Sept. 20 - Week 4 - Instructions:

  1. I am posting the new weekly materials for the following weeks a little early(Saturday or Sunday), so you can see a bit ahead. Make sure to check the calendar for due dates. Assignments should also show up under your To Do list on the canvas home page. Also, I usually finish grading within a week after the due date, often earlier, so check the gradebook for grades and comments periodically. I think you may get notifications on grades too, depending on your Canvas settings.
  2. Another Note: If I mention Lightroom in the class, I am almost always talking about Lightroom Classic, which is the desktop version of lightroom, not the one named just Lightroom, which is more mobile oriented. Confusing huh? Adobe did it not me ;)
  3. Mission College tutoring is now online, and there is tutoring for this class if you need it.
  4. Reading for this week.
    Go over Chapter One. The Image Frame from The Photographers Eye
  5. Review the terms page
  6. Read the files on thinking about photos and the file on critique procedure.
  7. Watch the video What Makes a Good Photo
  8. Assignment: Take a look at the images submitted for Assignment 1, and then comment on 1 image from someone else in the discussion forum called Assignment 1 Discussion. Tell us one image from the assignment that you liked and why. We are looking for factors that can make a portrait more interesting or aesthetically pleasing in some way. It could be lighting, expression, etc. Basically, what can make a portrait "good", whatever that means to you?
    Read the files on thinking about photos and the file on critique procedure for ideas on what to talk about. Here is the link to the files from Assignment 1 to use for the discussion.
  9. Watch the video on Introduction to Adobe Bridge
  10. Assignment: Complete the Camera Survey Assignment in Canvas
    • Make sure to answer all the questions, using your camera manual when you need to. If you don't have your manual, you can usually download it.

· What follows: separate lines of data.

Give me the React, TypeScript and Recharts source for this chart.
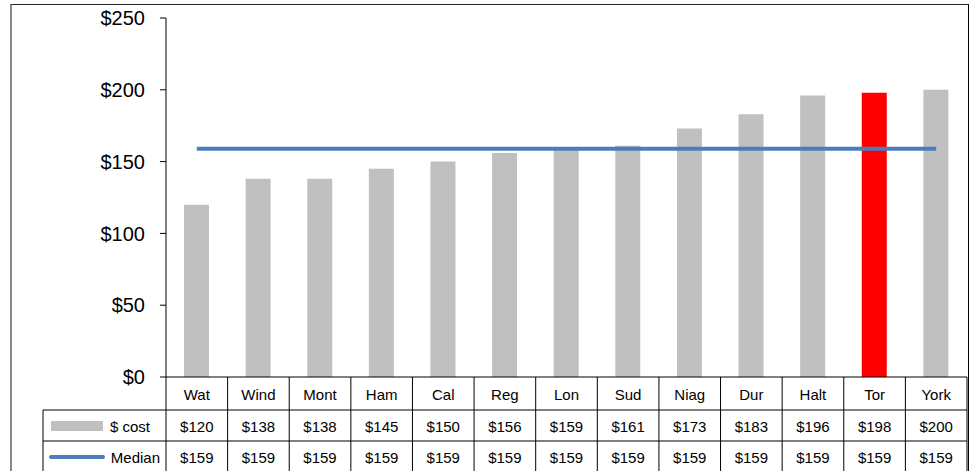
import { ComposedChart, Bar, Line, XAxis, YAxis, Cell } from 'recharts';

const categories = ['Wat', 'Wind', 'Mont', 'Ham', 'Cal', 'Reg', 'Lon', 'Sud', 'Niag', 'Dur', 'Halt', 'Tor', 'York'];
const costValues = [120, 138, 138, 145, 150, 156, 159, 161, 173, 183, 196, 198, 200];
const medianValues = [159, 159, 159, 159, 159, 159, 159, 159, 159, 159, 159, 159, 159];
const highlight = 'Tor';
const yTicks = [0, 50, 100, 150, 200, 250];

const data = categories.map((name, i) => ({ name, cost: costValues[i], median: medianValues[i] }));

const FONT = 'Arial, "Liberation Sans", sans-serif';
const BAR_GRAY = '#C0C0C0';
const MEDIAN_BLUE = '#4A7EBB';

function TableTick(props: any) {
  const { x, y, payload, width } = props;
  const band = (width ?? 801) / categories.length;
  const i = payload.index;
  const left = x - band / 2;
  const right = x + band / 2;
  const r1 = y + 33;
  const r2 = y + 64;
  const r3 = y + 94;
  return (
    <g>
      {i === 0 && (
        <g>
          <line x1={left} y1={y} x2={left} y2={r3} stroke="#000" />
          <line x1={left - 123} y1={r1} x2={left} y2={r1} stroke="#000" />
          <line x1={left - 123} y1={r2} x2={left} y2={r2} stroke="#000" />
          <line x1={left - 123} y1={r1} x2={left - 123} y2={r3} stroke="#000" />
          <rect x={left - 115} y={r1 + 11} width={52} height={10} fill={BAR_GRAY} />
          <text x={left - 16} y={r1 + 16} textAnchor="end" dominantBaseline="central" fontSize={15} fontFamily={FONT} fill="#000">
            $ cost
          </text>
          <line x1={left - 115} y1={r2 + 16} x2={left - 63} y2={r2 + 16} stroke={MEDIAN_BLUE} strokeWidth={4} strokeLinecap="round" />
          <text x={left - 6} y={r2 + 16} textAnchor="end" dominantBaseline="central" fontSize={15} fontFamily={FONT} fill="#000">
            Median
          </text>
        </g>
      )}
      <line x1={right} y1={y} x2={right} y2={r3} stroke="#000" />
      <line x1={left} y1={r1} x2={right} y2={r1} stroke="#000" />
      <line x1={left} y1={r2} x2={right} y2={r2} stroke="#000" />
      <text x={x} y={y + 17} textAnchor="middle" dominantBaseline="central" fontSize={15} fontFamily={FONT} fill="#000">
        {payload.value}
      </text>
      <text x={x} y={r1 + 16} textAnchor="middle" dominantBaseline="central" fontSize={15} fontFamily={FONT} fill="#000">
        ${costValues[i]}
      </text>
      <text x={x} y={r2 + 16} textAnchor="middle" dominantBaseline="central" fontSize={15} fontFamily={FONT} fill="#000">
        ${medianValues[i]}
      </text>
    </g>
  );
}

export default function App() {
  return (
    <div style={{ position: 'absolute', top: 0, left: 0, width: 969, height: 471, background: '#fff', overflow: 'hidden' }}>
      <div
        style={{
          position: 'absolute', top: 4, left: 10, width: 956, height: 480,
          borderTop: '1px solid #222', borderLeft: '2px solid #888', borderRight: '1px solid #000',
        }}
      />
      <div style={{ position: 'absolute', top: 0, left: 0 }}>
        <ComposedChart width={969} height={471} data={data} margin={{ top: 18, right: 2, left: 0, bottom: 0 }}>
          <XAxis
            dataKey="name"
            height={94}
            interval={0}
            tickSize={0}
            tickMargin={0}
            tickLine={false}
            axisLine={{ stroke: '#000' }}
            tick={<TableTick />}
          />
          <YAxis
            width={166}
            domain={[0, 250]}
            ticks={yTicks}
            tickFormatter={(v) => `$${v}`}
            tick={{ fill: '#000', fontSize: 20, fontFamily: FONT }}
            tickSize={6}
            tickMargin={15}
            axisLine={{ stroke: '#000' }}
            tickLine={{ stroke: '#000' }}
          />
          <Bar dataKey="cost" barSize={25} isAnimationActive={false}>
            {data.map((d) => (
              <Cell key={d.name} fill={d.name === highlight ? '#FF0000' : BAR_GRAY} />
            ))}
          </Bar>
          <Line dataKey="median" stroke={MEDIAN_BLUE} strokeWidth={4} dot={false} activeDot={false} isAnimationActive={false} />
        </ComposedChart>
      </div>
    </div>
  );
}
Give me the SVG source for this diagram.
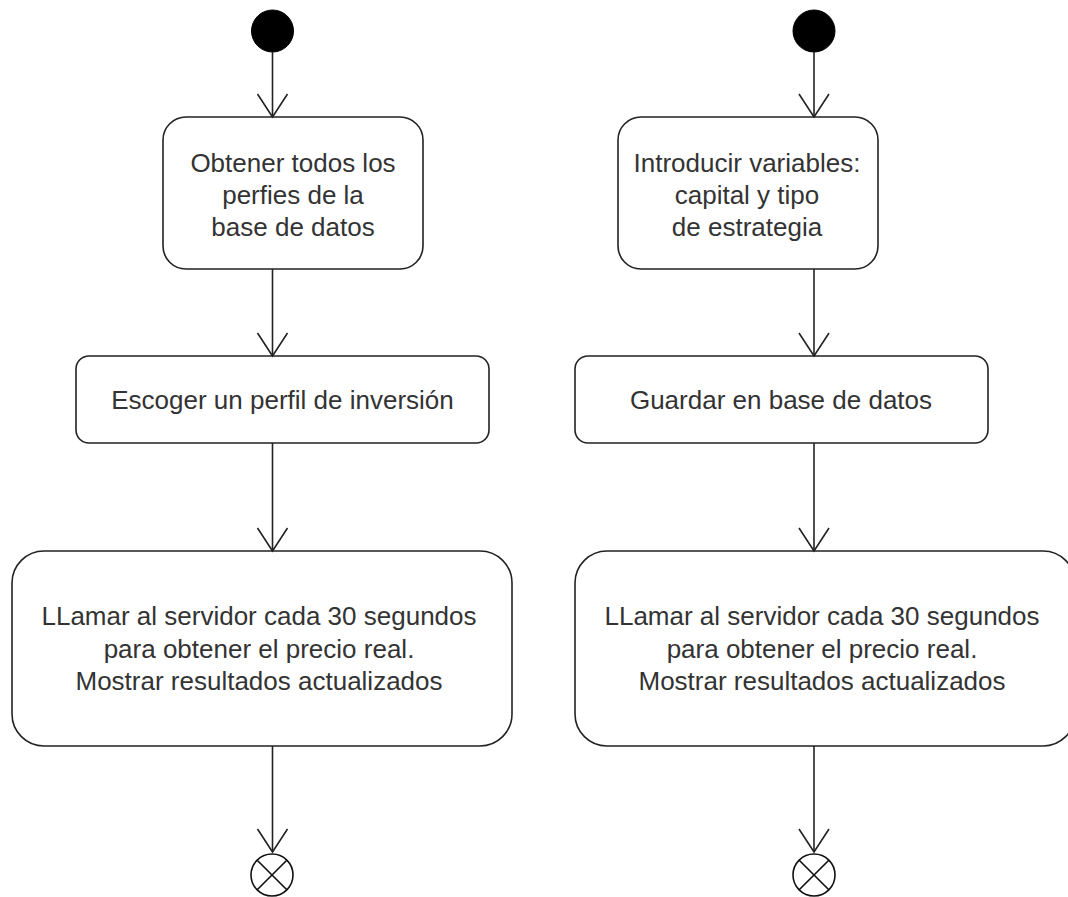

  11. Assignment 3: Collect 5 photos from a photographer of your choice. They can be the work of any kind of photographer(commercial, artist, photojournalist, etc). The work can be straight or manipulated. Check the calendar in Canvas for due dates.
    To Turn in:
    1. Resize your images to a maximum dimension of 1200 pixels wide or 1200 pixels high(watch the video Image Processing and Renaming Files with Bridge and Photoshop) and save them as jpegs with a quality setting of 7 or higher, or see other methods below.

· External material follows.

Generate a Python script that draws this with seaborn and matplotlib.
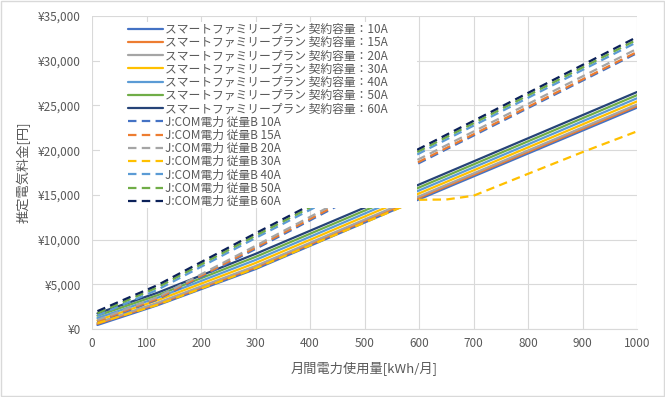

      • If you don't resize to this size, Canvas might not upload the file.
      • NOTE: The Image Processor can now be found in Photoshop by going to the File Menu, and then scripts. It is no longer available in Bridge as of Spr 18.
        The export dialog in Lightroom is under the file menu.
      • You can also now export directly from Bridge using the export panel as of Bridge 2020. See the quick tip on exporting to jpegs from Bridge here.
      • You could also import into Lightroom Classic instead of Bridge, and export from Lightroom Classic, following the procedures in the video Importing and Exporting files with Lightroom. Use the same 1200x1200 pixel size from above in the export window, but use quality 70 instead of 7(The Lightroom quality slider goes to 100!)
    2. Make sure your images are named like this:
      photographersfirstname_photographers lastname
      _assign3_imagenumber.jpg
      • Watch the video on Image Processing and Renaming Files with Bridge and Photoshop and/or Importing and Exporting files with Lightroom to rename files quickly. You could also export from Bridge 2020.
    3. Upload your 5 images only to the assignment in Canvas. Do not zip the files this this time, so other students can see later. Upload the images as 5 separate files with your submission.